Ik wil iets kunnen dat niemand anders kan. Het is niet chique, maar zo is het. Ik wil me graag onderscheiden, op wat voor manier dan ook. Ik merk dat ik geniet van bijvoorbeeld een behaald diploma, niet alleen omdat ik het studeren leuk vind (de intrinsieke motivatie), maar ook omdat ik mezelf hiermee steeds meer vorm geef, omdat het mij weer een beetje anders maakt dan anderen. Sommigen doen dit met kunst, of een tatoeage, maar ik doe het met mijn werk. Wetenschap is hier bij uitstek geschikt voor, omdat je al gauw zover de diepte in duikt dat niemand je helemaal kan bijhouden. Ik denk ook dat dit is wat ik vooral miste bij de snowboardlessen: daar lagen mijn talenten niet en ik wist dat ik nooit zover zou komen dat maar weinigen me kon evenaren. Zonder die droom wordt werk voor mij al gauw saai.

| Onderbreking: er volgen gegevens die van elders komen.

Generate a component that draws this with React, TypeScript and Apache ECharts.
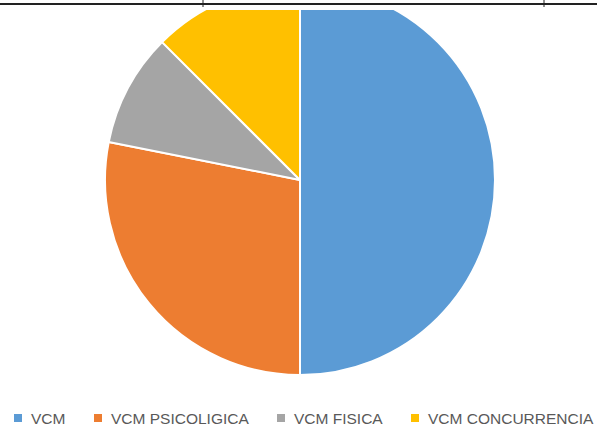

Ik wil mooie dingen maken. Dit kan een goed gelukte nano-structuur zijn of een werkende meetopstelling, maar ik vind ook veel plezier in het schrijven van goed lopende teksten, of goed werkende en begrijpelijke computercode. Ook in mijn studie was hier volop ruimte voor, want weinig is zo mooi als een strakke wiskundige afleiding. Dat plezier is essentieel: wat voor werk ik ook doe, ik ga altijd op zoek naar manieren om iets moois te creëren. Toen ik in Indonesië als business development manager werkte en mijn taken vooral bestonden uit het managen van een klein team, wist ik het toch zo te draaien dat ik een groot deel van mijn tijd ingewikkelde Excel-sheets aan het bouwen was. Daar vond ik immers ruimte voor schoonheid, niet in mailtjes of vergaderingen.

Ik wil er uit halen wat er in zit. Weten hoever ik kan komen, wat ik allemaal kan bereiken. Dit is me van huis uit meegegeven, mijn vader zei wel eens: ‘Je moet woekeren met je talenten’. Dat heb ik zo vertaald als dat ik, dankbaar voor de hersenen, de goede opleiding en alle andere gelukken die mij zijn toebedeeld, deze niet moest verloochenen en ze zo goed mogelijk moest inzetten. Daarom ben ik trots als ik bijvoorbeeld een tentamen haal en zie dat ik iets toch blijk te kunnen, waar dat eerst zo moeilijk leek.

In mijn onderzoek is ruimschoots gelegenheid om mooie dingen te maken. Deze micro-schijven van 200 nanometer dikte maakte ik een paar weken geleden.

privearchief Hugo Doeleman

Wees eerlijk tegen jezelf

Zou ik de enige zijn voor wie deze drijfveren zo belangrijk zijn? Is het maniakaal om door te willen gaan, vaak ten koste van je vrije tijd en tijd die je ook met je vrienden door zou kunnen brengen, tot je de grenzen van je kunnen ontdekt hebt? Is het slecht om je te willen onderscheiden van anderen? Misschien, maar toch heb ik het vermoeden dat er vele anderen zijn die deze gevoelens ook kennen. Het is natuurlijk ook niet alleen als wetenschapper dat je aan deze criteria kan voldoen. Wie zich wil onderscheiden, mooie dingen wil maken of zijn grenzen wil ontdekken, kan dat evengoed doen als bijvoorbeeld ambachtsman, advocaat, kunstenaar, dokter of ingenieur. Waar je maar denkt dat jouw talenten liggen. Dus wees eerlijk tegen jezelf, en vraag je af wat de echte drijfveren zijn van je carrièrekeuzes. Misschien ben je wel net zo slecht als ik.